Fold or raise? Full house or three of a kind? Eager to jump start an economy that has seen almost unprecedented meltdown, governments around the world are racing to place gargantuan bets with taxpayer and treasury money. Only time will separate the profound from the boondoggle among these bets. Meanwhile, poised on the dawn of a new year, I’ll present my analysis and opinion, recognizing that the complexity of the current situation dictates that no one has the real answer.
Last year’s credit crunch and the ensuing illiquidity has generated a financial crisis whose effect that might have, only a few months ago, seemed totally inconceivable:
- massive government ownership of banks (HBOS, Northern Rock) and insurance companies (AIG)
- bankruptcies of some pillars of the financial system (Lehman Brothers)
- a North American auto industry (GM, Ford, Chrysler) that stared down death, and even with bailouts, may not survive in any recognizable form
- an estimated $30 trillion of value wiped out of global stock markets in a matter of months, according to Alan Greenspan
- not to mention a US recession that has already lasted a surprising one year, with almost no country globally, including hitherto unstoppable China, seeming able to escape severe slowdown.
Closer to home, in 2009, the Canadian province of Ontario, will for the first time have a slower GDP growth than the country as a whole and, in essence, become a have not province. As a country, Canada has a historical reputation of being:
“hewers of wood and drawers of water”
One could easily add to that old dictum:
“hackers of rock, drillers of oil and bashers of metal”
While Canada thrived on a commodity based economy, Ontario’s strategic proximity to Detroit, made the automotive industry king and made Ontarians as rich as almost any region in the world as a result. Over the last 20 years, as the economy started to transition toward knowledge intensive industries and away from basic manufacturing, Ontario did make some strategic investments in Advanced Manufacturing, involving information technologies such as robotics, automation and MRP increased basic efficiencies.
However, with the unstoppable rush of manufacturing activity to the Pearl River delta in Asia, that strategy is no longer enough.
A few months ago, I wrote a series on Public Policy for the Digital Age, which I wrote in the vain hope of stimulating some real discussion during a particularly unexciting Canadian election campaign. At that time, Canadian politicians seemed to ignore what the general public already knew “It’s the economy stupid”. Now, almost no one believes that something should but done, but the question is what?

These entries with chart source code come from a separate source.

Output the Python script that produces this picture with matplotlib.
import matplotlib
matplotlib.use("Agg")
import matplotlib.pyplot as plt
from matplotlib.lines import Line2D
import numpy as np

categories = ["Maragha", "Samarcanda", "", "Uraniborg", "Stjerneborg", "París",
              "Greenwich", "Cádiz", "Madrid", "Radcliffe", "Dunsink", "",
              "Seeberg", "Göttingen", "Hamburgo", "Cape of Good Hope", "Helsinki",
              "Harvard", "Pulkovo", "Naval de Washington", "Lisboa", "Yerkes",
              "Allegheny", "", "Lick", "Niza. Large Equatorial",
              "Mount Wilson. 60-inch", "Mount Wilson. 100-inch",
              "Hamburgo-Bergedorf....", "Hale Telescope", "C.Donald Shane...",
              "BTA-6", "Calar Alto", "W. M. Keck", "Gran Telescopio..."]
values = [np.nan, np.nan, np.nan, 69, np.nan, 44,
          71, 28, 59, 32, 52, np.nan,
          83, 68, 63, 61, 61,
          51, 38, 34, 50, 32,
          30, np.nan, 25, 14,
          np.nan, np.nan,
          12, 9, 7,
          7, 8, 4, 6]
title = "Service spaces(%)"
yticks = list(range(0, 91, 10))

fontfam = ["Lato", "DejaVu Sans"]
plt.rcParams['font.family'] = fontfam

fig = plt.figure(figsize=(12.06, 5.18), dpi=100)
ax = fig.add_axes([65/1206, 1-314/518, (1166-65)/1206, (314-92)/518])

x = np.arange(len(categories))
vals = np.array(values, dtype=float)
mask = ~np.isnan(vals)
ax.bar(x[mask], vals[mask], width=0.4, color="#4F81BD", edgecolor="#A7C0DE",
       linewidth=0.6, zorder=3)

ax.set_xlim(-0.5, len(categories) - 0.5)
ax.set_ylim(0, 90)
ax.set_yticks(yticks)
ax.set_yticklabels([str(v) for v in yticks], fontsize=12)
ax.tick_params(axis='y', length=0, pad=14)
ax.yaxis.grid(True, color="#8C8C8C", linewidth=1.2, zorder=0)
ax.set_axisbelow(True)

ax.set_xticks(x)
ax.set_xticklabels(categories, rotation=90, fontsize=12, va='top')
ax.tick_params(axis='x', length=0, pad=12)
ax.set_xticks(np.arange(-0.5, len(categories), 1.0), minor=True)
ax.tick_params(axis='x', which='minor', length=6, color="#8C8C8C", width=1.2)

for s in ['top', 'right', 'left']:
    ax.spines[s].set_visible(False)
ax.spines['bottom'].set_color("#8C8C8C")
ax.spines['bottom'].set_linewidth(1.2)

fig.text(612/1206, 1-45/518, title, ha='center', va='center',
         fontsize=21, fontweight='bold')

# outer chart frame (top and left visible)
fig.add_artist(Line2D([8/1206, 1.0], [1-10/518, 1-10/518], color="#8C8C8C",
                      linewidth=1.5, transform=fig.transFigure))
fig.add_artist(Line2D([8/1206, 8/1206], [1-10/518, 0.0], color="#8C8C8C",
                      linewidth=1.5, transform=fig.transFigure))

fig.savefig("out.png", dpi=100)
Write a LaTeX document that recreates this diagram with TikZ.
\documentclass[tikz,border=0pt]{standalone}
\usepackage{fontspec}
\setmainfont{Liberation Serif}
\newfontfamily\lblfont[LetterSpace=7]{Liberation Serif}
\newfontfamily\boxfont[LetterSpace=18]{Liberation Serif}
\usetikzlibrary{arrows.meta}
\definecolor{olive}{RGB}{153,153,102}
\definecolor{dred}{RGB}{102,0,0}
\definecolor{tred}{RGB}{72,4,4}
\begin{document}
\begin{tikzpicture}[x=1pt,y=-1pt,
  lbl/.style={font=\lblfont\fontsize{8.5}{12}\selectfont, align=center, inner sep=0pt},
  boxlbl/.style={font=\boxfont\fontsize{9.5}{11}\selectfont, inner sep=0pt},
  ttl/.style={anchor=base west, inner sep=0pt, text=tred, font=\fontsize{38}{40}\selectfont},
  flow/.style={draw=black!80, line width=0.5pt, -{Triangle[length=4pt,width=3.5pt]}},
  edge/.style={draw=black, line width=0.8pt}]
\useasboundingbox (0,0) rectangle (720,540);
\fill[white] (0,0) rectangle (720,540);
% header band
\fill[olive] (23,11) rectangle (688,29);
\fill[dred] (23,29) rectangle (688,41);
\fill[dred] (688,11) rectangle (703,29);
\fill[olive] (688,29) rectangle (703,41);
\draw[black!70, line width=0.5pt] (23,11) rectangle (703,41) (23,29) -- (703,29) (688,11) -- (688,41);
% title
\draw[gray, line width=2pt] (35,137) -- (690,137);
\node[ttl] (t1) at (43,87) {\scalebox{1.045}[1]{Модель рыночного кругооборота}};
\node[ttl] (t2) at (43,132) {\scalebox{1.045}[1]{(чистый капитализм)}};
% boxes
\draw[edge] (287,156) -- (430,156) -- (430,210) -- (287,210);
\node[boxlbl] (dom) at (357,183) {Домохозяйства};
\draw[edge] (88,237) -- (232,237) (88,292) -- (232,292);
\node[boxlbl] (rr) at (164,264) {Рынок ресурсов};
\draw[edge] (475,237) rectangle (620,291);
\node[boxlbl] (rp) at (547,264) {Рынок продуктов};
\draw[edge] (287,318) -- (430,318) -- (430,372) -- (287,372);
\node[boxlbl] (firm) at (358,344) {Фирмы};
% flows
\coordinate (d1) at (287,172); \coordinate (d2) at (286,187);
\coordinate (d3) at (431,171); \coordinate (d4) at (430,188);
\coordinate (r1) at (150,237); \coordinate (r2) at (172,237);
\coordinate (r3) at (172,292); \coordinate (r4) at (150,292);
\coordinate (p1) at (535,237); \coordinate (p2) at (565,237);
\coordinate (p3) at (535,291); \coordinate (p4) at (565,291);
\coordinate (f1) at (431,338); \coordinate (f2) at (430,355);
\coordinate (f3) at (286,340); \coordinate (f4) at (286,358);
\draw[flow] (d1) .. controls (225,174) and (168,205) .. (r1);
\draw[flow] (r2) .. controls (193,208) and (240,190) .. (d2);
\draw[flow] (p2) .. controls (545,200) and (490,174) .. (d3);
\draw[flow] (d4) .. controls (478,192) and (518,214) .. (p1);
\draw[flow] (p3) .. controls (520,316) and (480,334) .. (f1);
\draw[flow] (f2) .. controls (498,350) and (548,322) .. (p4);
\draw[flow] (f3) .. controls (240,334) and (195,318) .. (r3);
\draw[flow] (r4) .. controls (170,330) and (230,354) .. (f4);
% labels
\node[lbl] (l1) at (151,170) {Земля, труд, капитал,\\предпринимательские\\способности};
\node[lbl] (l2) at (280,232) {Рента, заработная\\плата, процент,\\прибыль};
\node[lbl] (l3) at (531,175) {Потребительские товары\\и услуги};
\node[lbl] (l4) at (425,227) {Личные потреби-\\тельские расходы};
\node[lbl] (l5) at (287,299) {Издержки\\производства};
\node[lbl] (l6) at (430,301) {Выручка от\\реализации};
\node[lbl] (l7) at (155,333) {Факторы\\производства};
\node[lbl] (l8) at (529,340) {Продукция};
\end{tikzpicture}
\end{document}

Many believe that the making real things are the only real“jobs, and that all other jobs are just glorified hamburger flipping. Nothing could be further from the truth. Consider the pervasiveness of information technology, in all aspects of our economy, as an example:
- the average car is really a complicated computer network, or even cloud, or hundreds (and soon to be thousands) of networked computers with unprecedented software. And the trend to IT in automobiles continues to accelerate into areas such as traffic optimization and safety.
- for even the most sophisticated manufacturers of smartphones, such as RIM, Nokia or Apple, software complexity now signficantly outguns RF Engineering and manufacturing of the devices. The smartphone is essentially a complicated software and services ecosystem which happens to have some hardware to run on.
- green technologies, such as green energy, increasingly harness complicated IT-based systems, to innovations in nanotechnology and industrial design.
- healthcare and life sciences for an aging economy, is just starting to be transformed by software, web and mobile based delivery mechanisms, driven both by concerns about escalating costs but also increasingly demanding consumers.
There is no question that, even if all the actual metal-bashing manufacturing were to migrate offshore, the real value adds during the coming decades will be in such knowledge intensive industries.
It is in this context, and with best practice economic theory suggesting that, in times of recession, strategic economic stimulus is critical to drive recovery, governments have no real choice but to act. And, the global price tag of such economic stimulus will entail trillions of dollars of spending.
Therefore, while government investments in:
- infrastructure, like highways and bridges
- an auto industry that has stubbornly refused to invest in future technologies
are inevitable, governments must save some “powder” to invest in our economic future. The old adage of investing in buggy whips at the dawn of the age of the automobile couldn’t be more true (not to mention ironic) today. The fact that governments don’t generally do a great job in picking winners and losers only magnifies the problem.
My message to our public policy makers here in Ontario, and probably most other OECD countries as well, is simple:
- find a way to channel some of the economic stimulus into sectors that will be the future of the country,
- resist the urge to make discrete investment decisions, instead finding ways to leverageor top up existing investment decisions made in the private sector, and lastly
- measure the results so future generations can benefit from our economic experiments.
As taxpayers, it’s our money politicians are spending, topped up by money created by turning the printing presses at the Bank of Canada. Therefore, it is only reasonable that we need to be heard in determining how it should be spent.